Ангелика вздохнула. Рука Алессандро легла на ее великолепную грудь, губы коснулись шеи. Ангелика закусила губу, поджала ноги и выгнула спину, теснее прижимаясь тазом к тазу Алессандро. Она лежала на боку, закрыв глаза, отдаваясь власти бурлящих внутри ощущений. Девушка почувствовала, как Алессандро поцеловал ее плечо, провел рукой по руке, затем обхватил ее ягодицы и коротким толчком вошел глубже в ее лоно.
Ангелика не удержала стон в груди – маленьким колибри, одним из тех, что собирали нектар с орхидей над их головами, он устремился вверх и через миг затерялся в листве дерева. Ветер закачал ветвями, ринулся вниз к их обнаженным телам, норовя охладить их, но вынужден был убраться восвояси, поджав хвост, точно пугливая собака, настолько сильным был жар в их телах.
Алессандро повалил Ангелику на живот. Девушка чувствовала тяжесть его тела, чувствовала, как его губы покрывают поцелуями ее затылок, а рука гладит волосы, затем перебирается на взмокшую спину, спускается ниже, и вот его сильная рука отрывает ее таз от мха.
Ангелика подавила стон, готовый ринуться изо рта, зарылась лбом в мох, мягкий, как воск, периной раскинувшийся на земле, ощутила легкую вибрацию в области паха, когда пенис Алессандро вновь проник в святая святых женского тела. Толчок. Ангелика в безвучном крике открыла рот. Пальцы впились в кочку. По лбу точно вода по земле во время ливня заструились ручейки пота. Вновь налетевший ветер пробежался по спине, остужая разгоряченное тело, но только усилил то наслаждение, что яркой звездой горело в груди.

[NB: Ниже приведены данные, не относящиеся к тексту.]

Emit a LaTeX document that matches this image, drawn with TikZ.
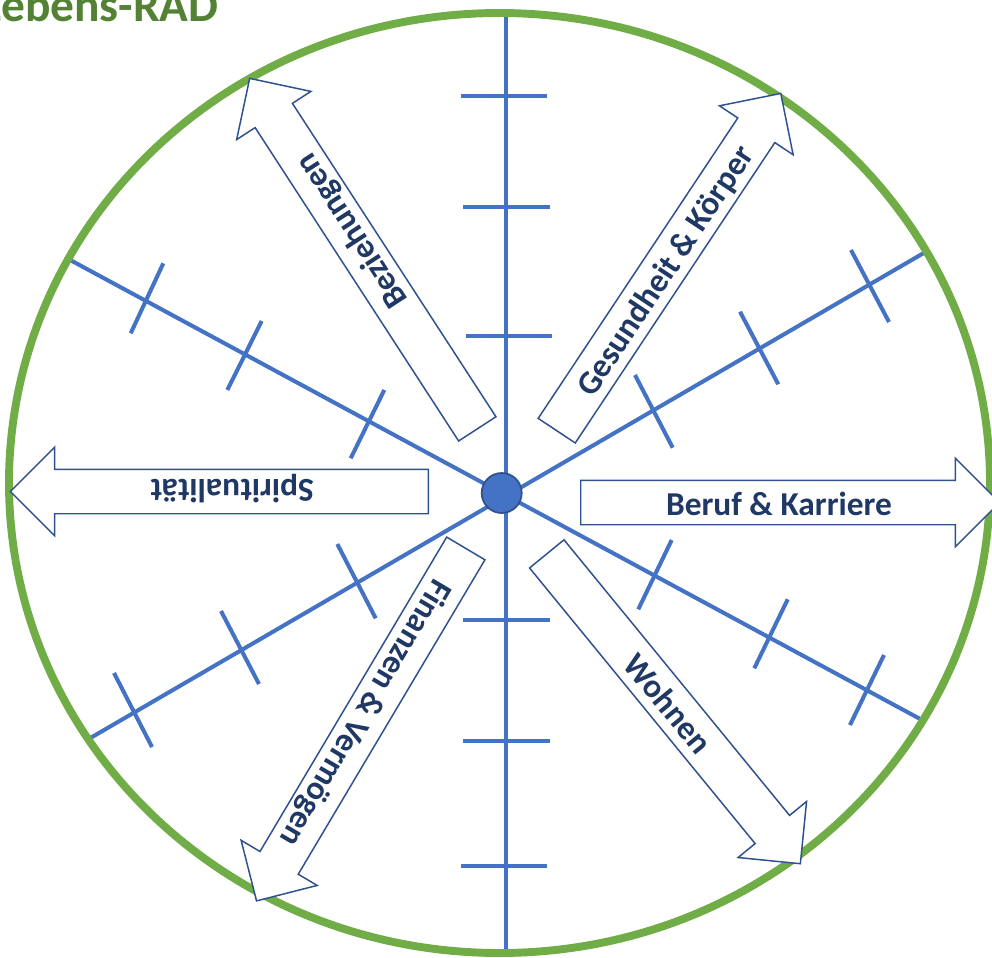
\documentclass[tikz,border=0pt]{standalone}
\usepackage{fontspec}
\setmainfont{Carlito}
\usetikzlibrary{shapes.arrows,calc}
\definecolor{rimgreen}{RGB}{112,173,71}
\definecolor{titlegreen}{RGB}{84,130,53}
\definecolor{spokeblue}{RGB}{68,114,196}
\definecolor{edgeblue}{RGB}{47,82,143}
\definecolor{labelnavy}{RGB}{31,56,100}
\tikzset{
  spoke/.style={spokeblue,line width=2.3pt},
  lifearrow/.style={single arrow,draw=edgeblue,line width=0.85pt,fill=white,
    single arrow head extend=0.44cm,single arrow tip angle=90,
    inner sep=0pt,text height=0.43cm,text depth=0.43cm,anchor=tail},
  arrowlabel/.style={labelnavy,font=\fontsize{19}{19}\selectfont\bfseries,
    inner sep=0pt,text height=0.6cm,text depth=0.1cm}
}
\begin{document}
\begin{tikzpicture}[x=0.02cm,y=-0.02cm]
 \useasboundingbox (0,0) rectangle (992,958);
 \node[titlegreen,font=\fontsize{27}{27}\selectfont\bfseries,anchor=base east,inner sep=0pt] (title) at (219,21.5) {Lebens-RAD};
 \begin{scope}
  \clip (499.5,483) ellipse [x radius=490.5,y radius=470];
  \draw[spoke] (0,222.1)--(1000,762.1);
  \draw[spoke] (0,790.6)--(1000,208.6);
  \draw[spoke] (506,0)--(506,960);
 \end{scope}
 \draw[spoke] (461,95.7)--(546.7,95.7);
 \draw[spoke] (463.3,206.7)--(550,206.7);
 \draw[spoke] (466,335.7)--(552.3,335.7);
 \draw[spoke] (463.3,620)--(550,620);
 \draw[spoke] (463.3,741)--(550,741);
 \draw[spoke] (461,865.7)--(547.3,865.7);
 \draw[spoke] (163.3,263.3)--(130.7,333.3);
 \draw[spoke] (261.7,321)--(227.3,390);
 \draw[spoke] (384.3,390)--(350.7,458.3);
 \draw[spoke] (671.7,540)--(638.3,609.3);
 \draw[spoke] (787.7,599.3)--(754.3,668.3);
 \draw[spoke] (884,655)--(850,725);
 \draw[spoke] (635,375)--(672.7,447.7);
 \draw[spoke] (740,311.7)--(778.3,384.3);
 \draw[spoke] (851,250)--(889,322);
 \draw[spoke] (337.3,544)--(375.7,618.3);
 \draw[spoke] (221,611)--(259,684);
 \draw[spoke] (114,673)--(152,747);
 \draw[rimgreen,line width=4.5pt] (499.5,483) ellipse [x radius=490.5,y radius=470];
 \node[circle,fill=spokeblue,draw=edgeblue,line width=1pt,minimum size=0.8cm,inner sep=0pt] (hub) at (501.7,493) {};
 \node[lifearrow,minimum height=8.38cm,rotate=0] (career) at (580,502.5) {};
 \node[lifearrow,minimum height=8.36cm,rotate=180] (spirit) at (429,491.5) {};
 \node[lifearrow,minimum height=8.1cm,rotate=56.4] (health) at (556.3,431.3) {};
 \node[lifearrow,minimum height=8.36cm,rotate=123] (relations) at (477.7,429.5) {};
 \node[lifearrow,minimum height=8.2cm,rotate=-120.7] (finance) at (466.2,547.8) {};
 \node[lifearrow,minimum height=8.01cm,rotate=-50.7] (home) at (546.3,553.3) {};
 \node[arrowlabel,rotate=0] (careertext) at ($(career.tail)!0.473!(career.tip)$) {Beruf \& Karriere};
 \node[arrowlabel,rotate=180] (spirittext) at ($(spirit.tail)!0.469!(spirit.tip)$) {Spiritualität};
 \node[arrowlabel,rotate=56.4] (healthtext) at ($(health.tail)!0.477!(health.tip)$) {Gesundheit \& Körper};
 \node[arrowlabel,rotate=123] (relationstext) at ($(relations.tail)!0.56!(relations.tip)$) {Beziehungen};
 \node[arrowlabel,rotate=-120.7] (financetext) at ($(finance.tail)!0.47!(finance.tip)$) {Finanzen \& Vermögen};
 \node[arrowlabel,rotate=-50.7] (hometext) at ($(home.tail)!0.481!(home.tip)$) {Wohnen};
\end{tikzpicture}
\end{document}
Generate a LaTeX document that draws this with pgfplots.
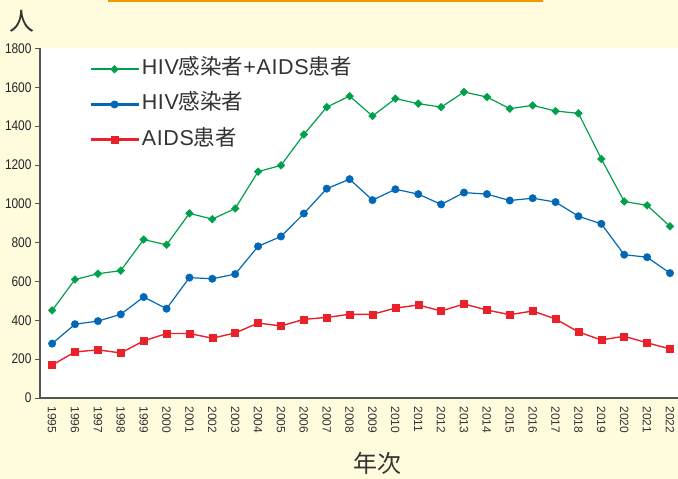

Снова толчок. Ее естество готово было взорваться от мук сладострастия, терзавших ее сознание голодной акулой. Толчок. Девушка взвизгнула, тут же смутилась своей страстности, лавой рвущейся изнутри и готовой затопить этот маленький остров ее криками. Толчок. Стон вырвался на волю, заставил умолкнуть на миг птиц.
Где-то треснула ветка. Через небольшой промежуток времени снова. У девушки появилось навязчивое ощущение слежки. Беспокойство попыталось привлечь к себе внимание, попыталось прорваться в ее сознание, но муки наслаждения заставили ее вернуться в тот удивительный мир, что всепожирающим огнем пылал внутри нее. Сердце готово было вырваться из груди, колотилось так, будто спешило куда-то. Почувствовала пальцы на заветной горошине. О! Лучше бы не чувствовала! Нет! Лучше бы чувствовала всегда!
Сознание девушки разрывалось от эмоциональных вспышек, следовавших одна за другой. Жар охватил ее лоно, отозвался огнем в сердце. Она почувствовала, как задрожало ее тело. Хотелось кричать. От радости. От счастья. От самой жизни, бьющей через край. Ангелика пискнула, не в силах больше терпеть это райское наслаждение. Райское. Знают ли в праведном раю что-нибудь о грешной страсти? Тот еще вопрос. Но Ангелика об этом не думала. Она вообще ни о чем не думала, только чувствовала. Чувствовала, как ее лоно пылает жарче солнца. Чувствовала наступление рая. Прямо сейчас. Еще чуть.